Sharing the news of elimination of all the 3,479 unmanned level crossings across the country, Goyal tweeted in Hindi, "Today during his address in Parliament, President Ram Nath Kovind said that almost all unmanned level crossings has eliminated in the country. I am proud to say that the last unmanned level crossing of the country has also been eliminated this evening."
- New LPG connections were announced for 8 crore poor women.
- 40 million poor people were to get power connection according to PM Saubhagya Yojana: A budget of 16,000 crore is allocated.
- Swachh Bharat Mission planned to construct 2 crore toilets by this year.
- Government planned to construct 51 lakh affordable houses in rural areas and 50 lakhs affordable houses in urban areas.
- Pradhan Mantri Awas Yojana was to build 1 crore houses in rural areas under this scheme.
- National livelihood scheme was allocated Rs 5750 crores in this budget.
- The government planned to spend Rs 14.34 lakh crores for creating livelihood in rural areas.
- The government allocated 9975 crore for social security.
- Farmers to be given 1.5 times the production cost, and 1.5 times of the production price has been set for Kharif crops.
- Rs 2,000 crore fund for agricultural market and infra-fund was to be set up to strengthen the market connectivity.
- Finance Minister, Arun Jaitley, in his previous budget accorded priority to agriculture and the rural economy, with increase in MSP and launch of Operation Green, National Health Protection Scheme and thrust on rural infrastructure. Further, the government allocated a total of Rs 2 lakh crore to agriculture and rural ministries.

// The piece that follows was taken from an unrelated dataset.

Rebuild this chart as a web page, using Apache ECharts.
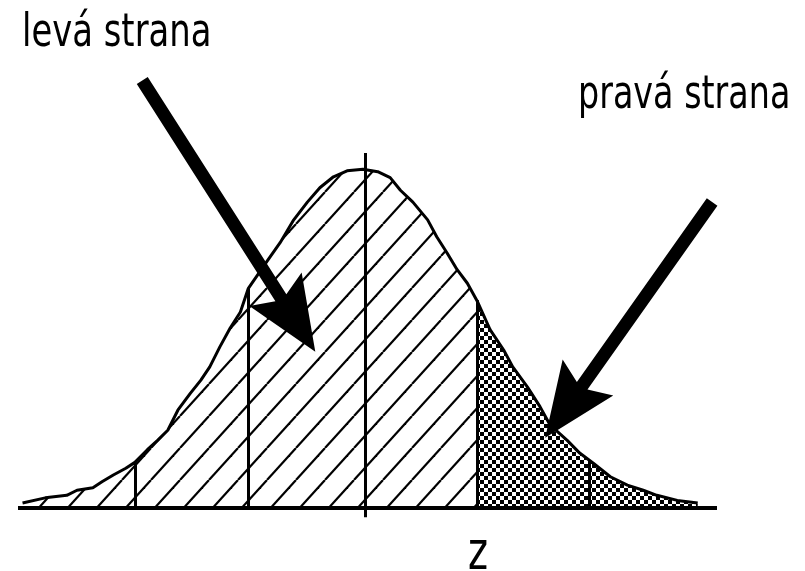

- Fisheries and animal husbandry were to be extended the facility of Kissan credit card.
- Fisheries and Aquaculture Development Fund was given 10, 000 crores of budget.
- Animal husbandry infra fund was allocated Rs. 10, 000 crore
- Proposed to launch a restructured bamboo mission with a fund of Rs 1200 crore . "Bamboo is green gold," Jaitley said.
- The credit target for Agriculture was increased from Rs 8.5 lakh crore to Rs 11 lakh core
Corporations and industry
Jaitley extended the reduced corporation tax rate for companies with a turnover of up to Rs 250 crore in his speech for Budget 2018-19 in the Lok Sabha. The then FM had claimed 99 per cent of the companies filing their tax returns belonged to the Rs 250-crore turnover bracket.
To boost domestic manufacturing, Jaitley had announced a customs duty hike on mobiles to 20 per cent from 15 per cent. Duty on TVs was hiked to 15 per cent.
"Towards fulfilment of my promise to reduce corporation tax in a phased manner, I now propose to extend benefit of reduced corporation tax rate of 25 per cent to companies which have reported a turnover of up to Rs 250 crore in financial year 2016-17," Jaitley had said.
The government had reduced the corporation tax to 25 per cent from 30 per cent in the Union Budget of 2017-18 for companies with a turnover of Rs 50 crore in the financial year 2015-16.
In Union Budget 2018-19, an outlay of Rs 2.95 trillion (Rs 2.95 lakh crore) was set aside for defence.
Out of the total allocation, the capital outlay for the three defence services for purchase of new weapons, aircraft, warships and other military hardware had been pegged at Rs 99,947 crore.
The outlay for defence budget amounted to 12.10 per cent of the total budget of Rs 24.42 trillion (Rs 24,42,213 crore) for 2018-19.
“Infrastructure is the growth driver of economy,” Jaitley had said in his Budget speech last year. “Our country needs massive investments estimated to be in excess of Rs 50 lakh crore in infrastructure to increase growth of GDP, connect and integrate the nation with a network of roads, airports, railways, ports and inland waterways and to provide good quality services to our people.”
The transport sector received an “all-time high allocation” of Rs 1.35 trillion (Rs 1.35 lakh crore) in last year's budget.
The government had maintained its allocation to the Pradhan Mantri Gram Sadak Yojana – Prime Minister’s Rural Roads Programme — at Rs 19,000 crore, the same as in 2016-17.